== STATED EXERCISE ==
Pictures stay out of the copy; set down each line of the listing below exactly.

== STORED DATA ==
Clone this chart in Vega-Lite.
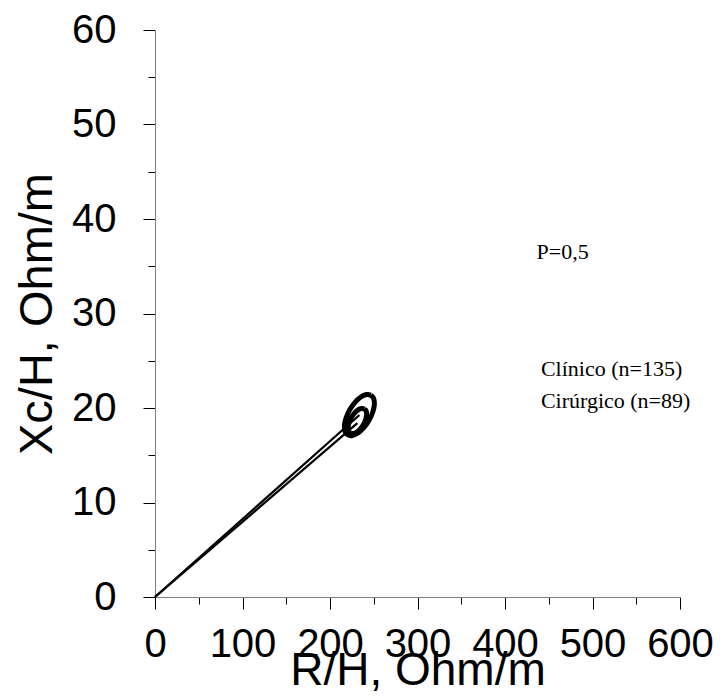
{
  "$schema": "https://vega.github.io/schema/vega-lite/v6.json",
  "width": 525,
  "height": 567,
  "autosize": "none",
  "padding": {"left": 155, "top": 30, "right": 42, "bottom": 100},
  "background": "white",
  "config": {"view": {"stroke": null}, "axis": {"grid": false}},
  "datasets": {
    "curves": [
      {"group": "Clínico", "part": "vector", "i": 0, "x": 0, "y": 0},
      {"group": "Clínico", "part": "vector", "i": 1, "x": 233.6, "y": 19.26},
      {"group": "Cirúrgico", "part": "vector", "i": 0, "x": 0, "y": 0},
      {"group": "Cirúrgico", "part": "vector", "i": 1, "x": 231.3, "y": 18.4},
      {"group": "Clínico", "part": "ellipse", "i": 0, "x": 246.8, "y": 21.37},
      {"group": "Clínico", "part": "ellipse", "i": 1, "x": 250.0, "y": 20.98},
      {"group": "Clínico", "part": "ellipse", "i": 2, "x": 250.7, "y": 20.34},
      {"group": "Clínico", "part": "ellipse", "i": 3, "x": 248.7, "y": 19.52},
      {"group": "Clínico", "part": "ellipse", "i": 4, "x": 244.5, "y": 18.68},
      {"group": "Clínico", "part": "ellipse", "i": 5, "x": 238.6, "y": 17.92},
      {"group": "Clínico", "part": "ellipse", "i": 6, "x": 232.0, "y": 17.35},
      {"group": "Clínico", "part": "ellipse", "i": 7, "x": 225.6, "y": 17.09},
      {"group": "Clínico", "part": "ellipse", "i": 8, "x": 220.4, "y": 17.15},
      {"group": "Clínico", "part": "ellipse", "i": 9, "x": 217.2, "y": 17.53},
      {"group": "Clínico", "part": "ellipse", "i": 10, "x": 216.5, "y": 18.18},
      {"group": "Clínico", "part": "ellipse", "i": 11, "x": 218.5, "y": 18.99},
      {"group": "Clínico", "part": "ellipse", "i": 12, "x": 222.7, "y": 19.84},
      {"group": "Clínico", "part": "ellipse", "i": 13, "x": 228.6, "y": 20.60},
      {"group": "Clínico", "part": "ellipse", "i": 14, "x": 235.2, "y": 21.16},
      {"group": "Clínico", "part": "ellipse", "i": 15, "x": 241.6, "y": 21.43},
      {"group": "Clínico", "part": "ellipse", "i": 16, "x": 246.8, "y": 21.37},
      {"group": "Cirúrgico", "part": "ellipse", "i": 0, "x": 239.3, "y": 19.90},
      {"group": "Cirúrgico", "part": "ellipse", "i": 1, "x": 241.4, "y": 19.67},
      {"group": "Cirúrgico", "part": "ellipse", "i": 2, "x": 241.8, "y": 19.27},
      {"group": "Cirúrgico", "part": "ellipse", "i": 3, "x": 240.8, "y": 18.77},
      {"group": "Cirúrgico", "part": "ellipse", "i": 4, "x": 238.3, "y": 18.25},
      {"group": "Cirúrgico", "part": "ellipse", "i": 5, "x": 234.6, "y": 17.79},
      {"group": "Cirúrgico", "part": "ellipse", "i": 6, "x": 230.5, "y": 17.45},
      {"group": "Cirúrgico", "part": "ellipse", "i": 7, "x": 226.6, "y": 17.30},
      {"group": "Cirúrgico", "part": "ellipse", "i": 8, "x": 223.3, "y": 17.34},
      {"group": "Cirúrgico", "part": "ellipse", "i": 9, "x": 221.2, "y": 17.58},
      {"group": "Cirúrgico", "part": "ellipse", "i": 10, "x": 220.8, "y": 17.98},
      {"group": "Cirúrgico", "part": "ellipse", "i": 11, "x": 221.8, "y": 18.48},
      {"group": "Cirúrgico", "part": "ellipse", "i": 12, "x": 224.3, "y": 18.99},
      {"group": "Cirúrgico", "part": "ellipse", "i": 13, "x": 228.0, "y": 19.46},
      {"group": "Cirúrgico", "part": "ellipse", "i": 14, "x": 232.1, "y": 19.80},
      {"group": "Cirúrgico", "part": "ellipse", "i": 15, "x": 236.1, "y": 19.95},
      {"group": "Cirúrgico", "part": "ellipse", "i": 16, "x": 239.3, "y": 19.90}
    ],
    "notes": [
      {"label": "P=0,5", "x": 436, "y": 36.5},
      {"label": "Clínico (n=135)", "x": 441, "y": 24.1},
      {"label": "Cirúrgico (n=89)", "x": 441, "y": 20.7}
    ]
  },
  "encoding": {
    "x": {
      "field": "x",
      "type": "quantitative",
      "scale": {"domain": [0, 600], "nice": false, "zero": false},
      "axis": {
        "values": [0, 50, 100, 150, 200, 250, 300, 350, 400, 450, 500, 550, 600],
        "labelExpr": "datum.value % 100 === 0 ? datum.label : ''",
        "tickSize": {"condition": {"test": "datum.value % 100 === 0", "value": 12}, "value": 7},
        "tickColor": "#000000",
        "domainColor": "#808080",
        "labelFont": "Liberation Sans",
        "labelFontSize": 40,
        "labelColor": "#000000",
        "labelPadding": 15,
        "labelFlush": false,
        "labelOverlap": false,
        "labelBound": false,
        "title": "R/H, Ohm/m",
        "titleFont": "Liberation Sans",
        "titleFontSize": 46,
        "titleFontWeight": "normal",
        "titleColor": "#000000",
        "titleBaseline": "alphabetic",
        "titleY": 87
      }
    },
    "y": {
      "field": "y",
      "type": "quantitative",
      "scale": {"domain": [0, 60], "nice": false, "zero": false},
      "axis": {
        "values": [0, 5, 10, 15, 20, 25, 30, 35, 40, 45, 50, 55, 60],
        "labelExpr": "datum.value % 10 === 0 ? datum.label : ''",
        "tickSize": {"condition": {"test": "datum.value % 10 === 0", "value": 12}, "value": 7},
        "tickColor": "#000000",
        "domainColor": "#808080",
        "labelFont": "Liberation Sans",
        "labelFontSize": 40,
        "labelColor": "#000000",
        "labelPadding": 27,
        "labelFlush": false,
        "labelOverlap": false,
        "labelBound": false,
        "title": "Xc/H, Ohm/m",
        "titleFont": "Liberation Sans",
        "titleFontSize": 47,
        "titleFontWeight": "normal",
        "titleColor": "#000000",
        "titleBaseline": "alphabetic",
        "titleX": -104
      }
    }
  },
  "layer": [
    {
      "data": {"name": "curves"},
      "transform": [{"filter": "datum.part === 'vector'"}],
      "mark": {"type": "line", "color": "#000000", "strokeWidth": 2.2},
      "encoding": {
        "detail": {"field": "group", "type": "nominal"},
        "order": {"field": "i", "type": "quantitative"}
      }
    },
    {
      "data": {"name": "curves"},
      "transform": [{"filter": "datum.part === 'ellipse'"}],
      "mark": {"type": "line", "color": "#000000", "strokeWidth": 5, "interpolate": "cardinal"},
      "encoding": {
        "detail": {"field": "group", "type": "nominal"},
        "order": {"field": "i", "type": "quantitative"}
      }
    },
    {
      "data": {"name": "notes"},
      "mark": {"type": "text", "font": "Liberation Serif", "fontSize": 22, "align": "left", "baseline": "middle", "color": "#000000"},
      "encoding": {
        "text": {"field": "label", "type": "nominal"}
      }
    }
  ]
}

== ANSWER TO THE PROBLEM ==
Clone this chart in Vega-Lite.
{
  "$schema": "https://vega.github.io/schema/vega-lite/v6.json",
  "width": 525,
  "height": 567,
  "autosize": "none",
  "padding": {"left": 155, "top": 30, "right": 42, "bottom": 100},
  "background": "white",
  "config": {"view": {"stroke": null}, "axis": {"grid": false}},
  "datasets": {
    "curves": [
      {"group": "Clínico", "part": "vector", "i": 0, "x": 0, "y": 0},
      {"group": "Clínico", "part": "vector", "i": 1, "x": 233.6, "y": 19.26},
      {"group": "Cirúrgico", "part": "vector", "i": 0, "x": 0, "y": 0},
      {"group": "Cirúrgico", "part": "vector", "i": 1, "x": 231.3, "y": 18.4},
      {"group": "Clínico", "part": "ellipse", "i": 0, "x": 246.8, "y": 21.37},
      {"group": "Clínico", "part": "ellipse", "i": 1, "x": 250.0, "y": 20.98},
      {"group": "Clínico", "part": "ellipse", "i": 2, "x": 250.7, "y": 20.34},
      {"group": "Clínico", "part": "ellipse", "i": 3, "x": 248.7, "y": 19.52},
      {"group": "Clínico", "part": "ellipse", "i": 4, "x": 244.5, "y": 18.68},
      {"group": "Clínico", "part": "ellipse", "i": 5, "x": 238.6, "y": 17.92},
      {"group": "Clínico", "part": "ellipse", "i": 6, "x": 232.0, "y": 17.35},
      {"group": "Clínico", "part": "ellipse", "i": 7, "x": 225.6, "y": 17.09},
      {"group": "Clínico", "part": "ellipse", "i": 8, "x": 220.4, "y": 17.15},
      {"group": "Clínico", "part": "ellipse", "i": 9, "x": 217.2, "y": 17.53},
      {"group": "Clínico", "part": "ellipse", "i": 10, "x": 216.5, "y": 18.18},
      {"group": "Clínico", "part": "ellipse", "i": 11, "x": 218.5, "y": 18.99},
      {"group": "Clínico", "part": "ellipse", "i": 12, "x": 222.7, "y": 19.84},
      {"group": "Clínico", "part": "ellipse", "i": 13, "x": 228.6, "y": 20.60},
      {"group": "Clínico", "part": "ellipse", "i": 14, "x": 235.2, "y": 21.16},
      {"group": "Clínico", "part": "ellipse", "i": 15, "x": 241.6, "y": 21.43},
      {"group": "Clínico", "part": "ellipse", "i": 16, "x": 246.8, "y": 21.37},
      {"group": "Cirúrgico", "part": "ellipse", "i": 0, "x": 239.3, "y": 19.90},
      {"group": "Cirúrgico", "part": "ellipse", "i": 1, "x": 241.4, "y": 19.67},
      {"group": "Cirúrgico", "part": "ellipse", "i": 2, "x": 241.8, "y": 19.27},
      {"group": "Cirúrgico", "part": "ellipse", "i": 3, "x": 240.8, "y": 18.77},
      {"group": "Cirúrgico", "part": "ellipse", "i": 4, "x": 238.3, "y": 18.25},
      {"group": "Cirúrgico", "part": "ellipse", "i": 5, "x": 234.6, "y": 17.79},
      {"group": "Cirúrgico", "part": "ellipse", "i": 6, "x": 230.5, "y": 17.45},
      {"group": "Cirúrgico", "part": "ellipse", "i": 7, "x": 226.6, "y": 17.30},
      {"group": "Cirúrgico", "part": "ellipse", "i": 8, "x": 223.3, "y": 17.34},
      {"group": "Cirúrgico", "part": "ellipse", "i": 9, "x": 221.2, "y": 17.58},
      {"group": "Cirúrgico", "part": "ellipse", "i": 10, "x": 220.8, "y": 17.98},
      {"group": "Cirúrgico", "part": "ellipse", "i": 11, "x": 221.8, "y": 18.48},
      {"group": "Cirúrgico", "part": "ellipse", "i": 12, "x": 224.3, "y": 18.99},
      {"group": "Cirúrgico", "part": "ellipse", "i": 13, "x": 228.0, "y": 19.46},
      {"group": "Cirúrgico", "part": "ellipse", "i": 14, "x": 232.1, "y": 19.80},
      {"group": "Cirúrgico", "part": "ellipse", "i": 15, "x": 236.1, "y": 19.95},
      {"group": "Cirúrgico", "part": "ellipse", "i": 16, "x": 239.3, "y": 19.90}
    ],
    "notes": [
      {"label": "P=0,5", "x": 436, "y": 36.5},
      {"label": "Clínico (n=135)", "x": 441, "y": 24.1},
      {"label": "Cirúrgico (n=89)", "x": 441, "y": 20.7}
    ]
  },
  "encoding": {
    "x": {
      "field": "x",
      "type": "quantitative",
      "scale": {"domain": [0, 600], "nice": false, "zero": false},
      "axis": {
        "values": [0, 50, 100, 150, 200, 250, 300, 350, 400, 450, 500, 550, 600],
        "labelExpr": "datum.value % 100 === 0 ? datum.label : ''",
        "tickSize": {"condition": {"test": "datum.value % 100 === 0", "value": 12}, "value": 7},
        "tickColor": "#000000",
        "domainColor": "#808080",
        "labelFont": "Liberation Sans",
        "labelFontSize": 40,
        "labelColor": "#000000",
        "labelPadding": 15,
        "labelFlush": false,
        "labelOverlap": false,
        "labelBound": false,
        "title": "R/H, Ohm/m",
        "titleFont": "Liberation Sans",
        "titleFontSize": 46,
        "titleFontWeight": "normal",
        "titleColor": "#000000",
        "titleBaseline": "alphabetic",
        "titleY": 87
      }
    },
    "y": {
      "field": "y",
      "type": "quantitative",
      "scale": {"domain": [0, 60], "nice": false, "zero": false},
      "axis": {
        "values": [0, 5, 10, 15, 20, 25, 30, 35, 40, 45, 50, 55, 60],
        "labelExpr": "datum.value % 10 === 0 ? datum.label : ''",
        "tickSize": {"condition": {"test": "datum.value % 10 === 0", "value": 12}, "value": 7},
        "tickColor": "#000000",
        "domainColor": "#808080",
        "labelFont": "Liberation Sans",
        "labelFontSize": 40,
        "labelColor": "#000000",
        "labelPadding": 27,
        "labelFlush": false,
        "labelOverlap": false,
        "labelBound": false,
        "title": "Xc/H, Ohm/m",
        "titleFont": "Liberation Sans",
        "titleFontSize": 47,
        "titleFontWeight": "normal",
        "titleColor": "#000000",
        "titleBaseline": "alphabetic",
        "titleX": -104
      }
    }
  },
  "layer": [
    {
      "data": {"name": "curves"},
      "transform": [{"filter": "datum.part === 'vector'"}],
      "mark": {"type": "line", "color": "#000000", "strokeWidth": 2.2},
      "encoding": {
        "detail": {"field": "group", "type": "nominal"},
        "order": {"field": "i", "type": "quantitative"}
      }
    },
    {
      "data": {"name": "curves"},
      "transform": [{"filter": "datum.part === 'ellipse'"}],
      "mark": {"type": "line", "color": "#000000", "strokeWidth": 5, "interpolate": "cardinal"},
      "encoding": {
        "detail": {"field": "group", "type": "nominal"},
        "order": {"field": "i", "type": "quantitative"}
      }
    },
    {
      "data": {"name": "notes"},
      "mark": {"type": "text", "font": "Liberation Serif", "fontSize": 22, "align": "left", "baseline": "middle", "color": "#000000"},
      "encoding": {
        "text": {"field": "label", "type": "nominal"}
      }
    }
  ]
}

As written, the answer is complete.